There was no telephone at Hurdman's. One of the men working there went to Glen Rhoda to call a doctor and the coroner. I sat down, weak and shaky and waited. Perhaps I should have gone with him and done the telephoning myself, after which it would have been possible to let you know sooner, but the men at Hurdman's were total strangers and it seemed better to stay.
They came in about an hour, followed by a man with the hearse, by the undertaker and the sheriff. They took him out of the boat, covered him on the cot, and carried him to the hearse. Then the coroner took me home.
Mrs. Reed said, "We must go at once to Mrs. Lane. That's what I'd want Mr. Lane to do had it been you." The rest you know, and though it has not been easy to relive that day in memory, if it has done anything to assuage the sorrow of Mrs. Lane, I am well repaid.
Our association in this tragic misfortune has brought us closer to her. We hope that time will heal her wounds of spirit and that our future acquaintance may be marked, not by sad memories, but by many occasions of pleasure and happiness. To you all, we send every assurance of our deepest and kindest regard.
Maurice L. Reed
1940 U.S. census, Cook County, Illinois, population schedule, Chicago, enumeration district (ED) 103-2612, sheet 14A, page 37814 (stamped), dwelling 287, Malcolm D. Lane; digital image, Ancestry (http://www.ancestry.com: accessed 20 Nov 2012); citing NARA microfilm publication T627, roll 1004.
So who was this man, first name unknown, who had died while out fishing on Crystal Lake? I went online to Ancestry and did some research, and concluded that he was Malcolm D. Lane, a newspaper accountant, who lived in Chicago with his wife Hilda and their two children Daniel and Alice. Their address on the 1940 census was the same one that my grandfather wrote to, and I also noted that Hilda's parents lived with them. I hope they were a comfort to her after she became a widow.

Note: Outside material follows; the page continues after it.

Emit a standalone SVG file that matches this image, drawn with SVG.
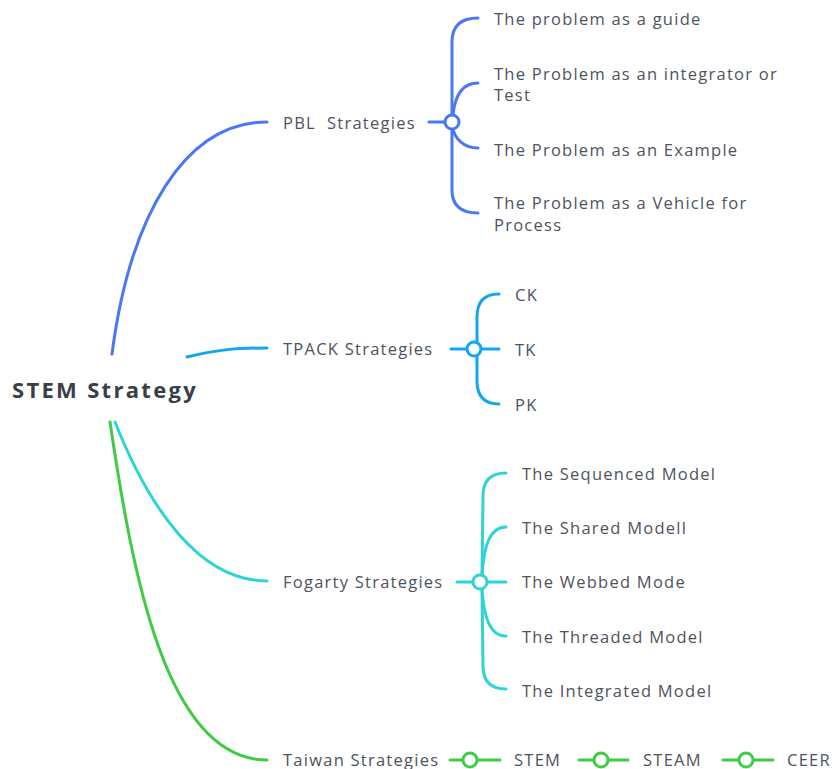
<svg xmlns="http://www.w3.org/2000/svg" width="838" height="769" viewBox="0 0 838 769">
  <style>
    .lbl { font-family: "Open Sans", "Liberation Sans", sans-serif; font-size: 16.5px; letter-spacing: 1.25px; fill: #4e5360; dominant-baseline: central; }
    .root { font-family: "Open Sans", "Liberation Sans", sans-serif; font-size: 22px; letter-spacing: 2.3px; font-weight: bold; fill: #3a3e47; dominant-baseline: central; }
    .ln { fill: none; stroke-width: 3; stroke-linecap: round; }
    .hub { fill: #ffffff; stroke-width: 3; }
    .pbl { stroke: #4a78f2; }
    .tp { stroke: #14a5f0; }
    .fg { stroke: #2fd3d6; }
    .tw { stroke: #3fcb45; }
  </style>
  <rect width="838" height="769" fill="#ffffff"/>

  <!-- connectors -->
  <g id="connectors">
    <!-- root to main branches -->
    <path class="ln pbl" d="M112,354 C130,215 185,122 267,122"/>
    <path class="ln tp" d="M187,357 C215,350 235,348 267,348"/>
    <path class="ln fg" d="M115,422 C150,510 200,581 267,581"/>
    <path class="ln tw" d="M110,422 C132,570 165,760 267,760"/>

    <!-- PBL children -->
    <path class="ln pbl" d="M429,122 L444,122"/>
    <path class="ln pbl" d="M452,115 L452,42 Q452,18 478,18"/>
    <path class="ln pbl" d="M453,115 C455,95 463,83 478,83"/>
    <path class="ln pbl" d="M453,129 C455,138 463,148 478,148"/>
    <path class="ln pbl" d="M452,129 L452,190 Q452,213 478,213"/>

    <!-- TPACK children -->
    <path class="ln tp" d="M451,349 L466,349"/>
    <path class="ln tp" d="M477,342 L477,317 Q477,294 499,294"/>
    <path class="ln tp" d="M482,349 L499,349"/>
    <path class="ln tp" d="M477,356 L477,381 Q477,404 499,404"/>

    <!-- Fogarty children -->
    <path class="ln fg" d="M457,582 L472,582"/>
    <path class="ln fg" d="M482,575 L483,496 Q483,473 506,473"/>
    <path class="ln fg" d="M482,575 C484,545 490,527 506,527"/>
    <path class="ln fg" d="M488,582 L506,582"/>
    <path class="ln fg" d="M482,589 C484,618 490,636 506,636"/>
    <path class="ln fg" d="M482,589 L483,666 Q483,689 506,689"/>

    <!-- Taiwan chain -->
    <path class="ln tw" d="M450,760 L500,760"/>
    <path class="ln tw" d="M579,760 L628,760"/>
    <path class="ln tw" d="M723,760 L773,760"/>
  </g>

  <!-- root -->
  <g id="root">
    <text class="root" x="12" y="389">STEM Strategy</text>
  </g>

  <!-- PBL -->
  <g id="pbl">
    <text class="lbl" x="283" y="122" xml:space="preserve">PBL  Strategies</text>
    <circle class="hub pbl" cx="452" cy="122" r="7"/>
  </g>
  <g id="pbl-guide"><text class="lbl" x="494" y="18">The problem as a guide</text></g>
  <g id="pbl-integrator">
    <text class="lbl" x="494" y="73">The Problem as an integrator or</text>
    <text class="lbl" x="494" y="94">Test</text>
  </g>
  <g id="pbl-example"><text class="lbl" x="494" y="149">The Problem as an Example</text></g>
  <g id="pbl-vehicle">
    <text class="lbl" x="494" y="202">The Problem as a Vehicle for</text>
    <text class="lbl" x="494" y="224">Process</text>
  </g>

  <!-- TPACK -->
  <g id="tpack">
    <text class="lbl" x="283" y="348">TPACK Strategies</text>
    <circle class="hub tp" cx="474" cy="349" r="7"/>
  </g>
  <g id="tpack-ck"><text class="lbl" x="515" y="294">CK</text></g>
  <g id="tpack-tk"><text class="lbl" x="515" y="349">TK</text></g>
  <g id="tpack-pk"><text class="lbl" x="515" y="404">PK</text></g>

  <!-- Fogarty -->
  <g id="fogarty">
    <text class="lbl" x="283" y="581">Fogarty Strategies</text>
    <circle class="hub fg" cx="480" cy="582" r="7"/>
  </g>
  <g id="fog-sequenced"><text class="lbl" x="522" y="473">The Sequenced Model</text></g>
  <g id="fog-shared"><text class="lbl" x="522" y="527">The Shared Modell</text></g>
  <g id="fog-webbed"><text class="lbl" x="522" y="581">The Webbed Mode</text></g>
  <g id="fog-threaded"><text class="lbl" x="522" y="636">The Threaded Model</text></g>
  <g id="fog-integrated"><text class="lbl" x="522" y="690">The Integrated Model</text></g>

  <!-- Taiwan -->
  <g id="taiwan">
    <text class="lbl" x="283" y="759">Taiwan Strategies</text>
    <circle class="hub tw" cx="470" cy="760" r="7"/>
  </g>
  <g id="tw-stem">
    <text class="lbl" x="514" y="759">STEM</text>
    <circle class="hub tw" cx="601" cy="760" r="7"/>
  </g>
  <g id="tw-steam">
    <text class="lbl" x="643" y="759">STEAM</text>
    <circle class="hub tw" cx="746" cy="760" r="7"/>
  </g>
  <g id="tw-ceer"><text class="lbl" x="787" y="759">CEER</text></g>
</svg>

I don't know whether Mrs. Lane ever came back to Crystal Lake. Somehow I doubt it - the United States was heading into World War 2, and gasoline rationing was becoming more strict, ruling out pleasure trips. The Ancestry Family Trees that I've seen online don't seem to have Malcolm Lane's date or place of death. Perhaps this letter, written over 70 years ago, will fill in the blanks for his descendants.